Tra questi due estremi ci sono però una serie di situazioni intermedie più o meno complicate da gestire per i privati e le imprese, come l'acquisto con posa in opera o l'acquisto dei cosiddetti "beni finiti" (in pratica, prodotti pronti per l'installazione, come i termosifoni) o dei "beni significativi" (una serie di prodotti elencati da un decreto del 1999, dalle finestre ai sanitari del bagno, che scontano in parte l'Iva al 10% e in parte ad aliquota standard). E resterà anche un'area – piccola, per la verità – in cui si applicherà l'aliquota al 4%, prevista per l'acquisto e la costruzione della prima casa e per la rimozione delle barriere architettoniche.

Tecnicamente, tutta l'operazione sarà una replica di quanto accaduto il 17 settembre 2011, con l'aumento dell'aliquota Iva dal 20 al 21 per cento. Ma non bisogna dimenticare che nel frattempo la crisi economica è peggiorata e il mercato immobiliare – bloccato anche dal crollo delle erogazioni di mutui – ha iniziato una fase negativa le cui conseguenze sono ancora tutte da verificare.

Diventa impossibile, allora, prevedere se sia più alto il rischio di una spinta inflazionistica con un arrotondamento dei prezzi, che pure ci fu all'indomani del 17 settembre, o se invece sia più pericoloso l'effetto di ulteriore depressione dei consumi e della domanda interna.

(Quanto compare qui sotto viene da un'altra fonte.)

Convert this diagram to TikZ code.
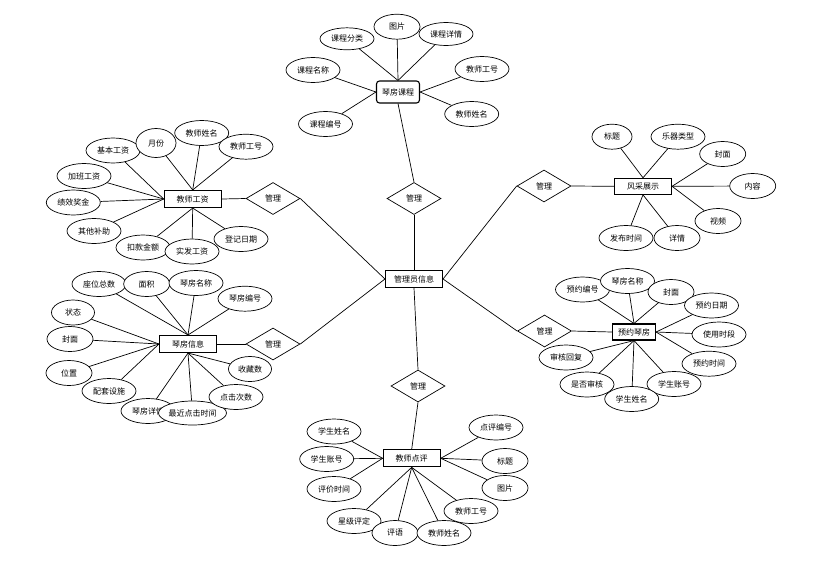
\documentclass[tikz,border=0pt]{standalone}
\usepackage{fontspec}
\setmainfont{Noto Sans CJK SC}
\usetikzlibrary{shapes.geometric}

\begin{document}
\begin{tikzpicture}[x=1pt,y=-1pt,line width=0.7pt,
  every node/.style={font=\fontsize{8}{9}\selectfont,inner sep=0pt},
  entity/.style={rectangle,draw,line width=1.1pt,fill=white,minimum width=57pt,minimum height=17pt},
  attr/.style={ellipse,draw,fill=white,minimum width=54pt,minimum height=25pt},
  sattr/.style={attr,minimum width=46pt},
  rel/.style={diamond,draw,fill=white,minimum width=54pt,minimum height=32pt}]
  \useasboundingbox (0,0) rectangle (816,560);
  % centre and relations
  \node[entity] (admin) at (414,279) {管理员信息};
  \node[rel] (m1) at (414,198.5) {管理};
  \node[rel] (m2) at (273,198.5) {管理};
  \node[rel] (m3) at (273,344) {管理};
  \node[rel] (m4) at (544,186) {管理};
  \node[rel] (m5) at (544.5,331) {管理};
  \node[rel] (m6) at (418,386) {管理};
  % entities
  \node[entity,rounded corners=3pt,minimum width=43pt,minimum height=22pt] (course) at (398,92) {琴房课程};
  \node[entity] (wage) at (192.7,199) {教师工资};
  \node[entity] (room) at (188,344) {琴房信息};
  \node[entity,minimum height=16pt] (show) at (643,186.3) {风采展示};
  \node[entity,minimum width=43pt,minimum height=16pt] (book) at (634,332) {预约琴房};
  \node[entity] (review) at (411.7,458.3) {教师点评};
  % course
  \node[attr,minimum height=22pt] (c1) at (347,38.8) {课程分类};
  \node[sattr] (c2) at (397,26.7) {图片};
  \node[attr,minimum height=23pt] (c3) at (446,34) {课程详情};
  \node[attr] (c4) at (313,70) {课程名称};
  \node[attr] (c5) at (325.5,124) {课程编号};
  \node[attr] (c6) at (482,69) {教师工号};
  \node[attr] (c7) at (471.7,114) {教师姓名};
  % wage
  \node[attr] (w1) at (113,150.5) {基本工资};
  \node[attr,minimum width=40pt,minimum height=29pt] (w2) at (156,143) {月份};
  \node[attr] (w3) at (201.7,133) {教师姓名};
  \node[attr] (w4) at (246,146.7) {教师工号};
  \node[attr] (w5) at (84,176) {加班工资};
  \node[attr] (w6) at (73.3,202.5) {绩效奖金};
  \node[attr] (w7) at (94,231) {其他补助};
  \node[attr] (w8) at (143,247.5) {扣款金额};
  \node[attr] (w9) at (192,251.5) {实发工资};
  \node[attr] (w10) at (241,239) {登记日期};
  % room
  \node[attr] (r1) at (99,284) {座位总数};
  \node[sattr] (r2) at (146.7,284) {面积};
  \node[attr] (r3) at (196,283) {琴房名称};
  \node[attr] (r4) at (245,298.7) {琴房编号};
  \node[attr,minimum width=43pt] (r5) at (73,312.5) {状态};
  \node[sattr] (r6) at (70,339) {封面};
  \node[sattr] (r7) at (69,373) {位置};
  \node[attr] (r8) at (109,391) {配套设施};
  \node[attr] (r9) at (148,411) {琴房详情};
  \node[attr,minimum width=68pt,minimum height=24pt] (r10) at (192.5,413) {最近点击时间};
  \node[attr] (r11) at (236,397) {点击次数};
  \node[attr,minimum width=43pt] (r12) at (250,369) {收藏数};
  % show
  \node[attr,minimum width=40pt] (s1) at (612,136.7) {标题};
  \node[attr] (s2) at (678,136.7) {乐器类型};
  \node[sattr] (s3) at (722.7,154) {封面};
  \node[sattr] (s4) at (752.7,186) {内容};
  \node[sattr] (s5) at (718,221) {视频};
  \node[attr] (s6) at (626,238) {发布时间};
  \node[sattr] (s7) at (677,238) {详情};
  % booking
  \node[attr] (b1) at (582.5,289.5) {预约编号};
  \node[attr] (b2) at (627.5,281) {琴房名称};
  \node[sattr] (b3) at (671,292) {封面};
  \node[attr] (b4) at (711.5,305.5) {预约日期};
  \node[attr] (b5) at (719,334.5) {使用时段};
  \node[attr] (b6) at (709,363.7) {预约时间};
  \node[attr] (b7) at (674,384) {学生账号};
  \node[attr] (b9) at (587,384.5) {是否审核};
  \node[attr] (b8) at (631.7,399) {学生姓名};
  \node[attr] (b10) at (566,357.5) {审核回复};
  % review
  \node[attr] (v1) at (334,431.5) {学生姓名};
  \node[attr] (v2) at (326.7,459) {学生账号};
  \node[attr] (v3) at (334,489) {评价时间};
  \node[attr] (v4) at (354,521) {星级评定};
  \node[sattr] (v5) at (395,533) {评语};
  \node[attr] (v6) at (444,533) {教师姓名};
  \node[attr] (v7) at (471,511) {教师工号};
  \node[attr] (v8) at (496,427.5) {点评编号};
  \node[sattr] (v9) at (505,461) {标题};
  \node[sattr] (v10) at (505,488) {图片};
  \path
    (admin.north) edge (m1.south)
    (m1.north) edge (course.south)
    (admin.west) edge (m2.east)
                 edge (m3.east)
    (m2.west) edge (wage.east)
    (m3.west) edge (room.east)
    (admin.east) edge (m4.west)
                 edge (m5.west)
    (m4.east) edge (show.west)
    (m5.east) edge (book.west)
    (admin.south) edge (m6.north)
    (m6.south) edge (review.north)
    (c1) edge (course.north)
    (c2) edge (course.north)
    (c3) edge (course.north)
    (c4) edge (course.west)
    (c5) edge (course.west)
    (c6) edge (course.east)
    (c7) edge (course.east)
    (w1) edge (wage.west)
    (w5) edge (wage.west)
    (w6) edge (wage.west)
    (w7) edge (wage.west)
    (w2) edge (wage.north)
    (w3) edge (wage.north)
    (w4) edge (wage.north)
    (w8) edge (wage.south)
    (w9) edge (wage.south)
    (w10) edge (wage.south)
    (r1) edge (room.north)
    (r2) edge (room.north)
    (r3) edge (room.north)
    (r4) edge (room.north)
    (r5) edge (room.west)
    (r6) edge (room.west)
    (r7) edge (room.west)
    (r8) edge (room.west)
    (r9) edge (room.south)
    (r10) edge (room.south)
    (r11) edge (room.south)
    (r12) edge (room.south)
    (s1) edge (show.north)
    (s2) edge (show.north)
    (s3) edge (show.east)
    (s4) edge (show.east)
    (s5) edge (show.east)
    (s6) edge (show.south)
    (s7) edge (show.south)
    (b1) edge (book.north)
    (b2) edge (book.north)
    (b3) edge (book.north)
    (b4) edge (book.east)
    (b5) edge (book.east)
    (b6) edge (book.east)
    (b7) edge (book.south)
    (b8) edge (book.south)
    (b9) edge (book.south)
    (b10) edge (book.south)
    (v1) edge (review.west)
    (v2) edge (review.west)
    (v3) edge (review.west)
    (v4) edge (review.south)
    (v5) edge (review.south)
    (v6) edge (review.south)
    (v7) edge (review.south)
    (v8) edge (review.east)
    (v9) edge (review.east)
    (v10) edge (review.east);
\end{tikzpicture}
\end{document}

Oltretutto, l'aumento dell'Iva coinciderà con la fine della detrazione extra large del 50% sul recupero edilizio e con il 55% per il risparmio energetico, destinati proprio dal 1° luglio 2013 a tornare al 36 per cento. Ecco perché non è escluso che il nuovo Governo decida di rimettere mano al dossier Iva, per scongiurarne definitivamente il rincaro. Dopotutto, servirebbe molto meno dei 6,5 miliardi di euro citati dalla norma contenente la clausola di salvaguardia con l'aumento delle imposte indirette: quella cifra, infatti, tiene ancora conto dell'aumento dell'aliquota al 10%, che la legge di stabilità ha cassato.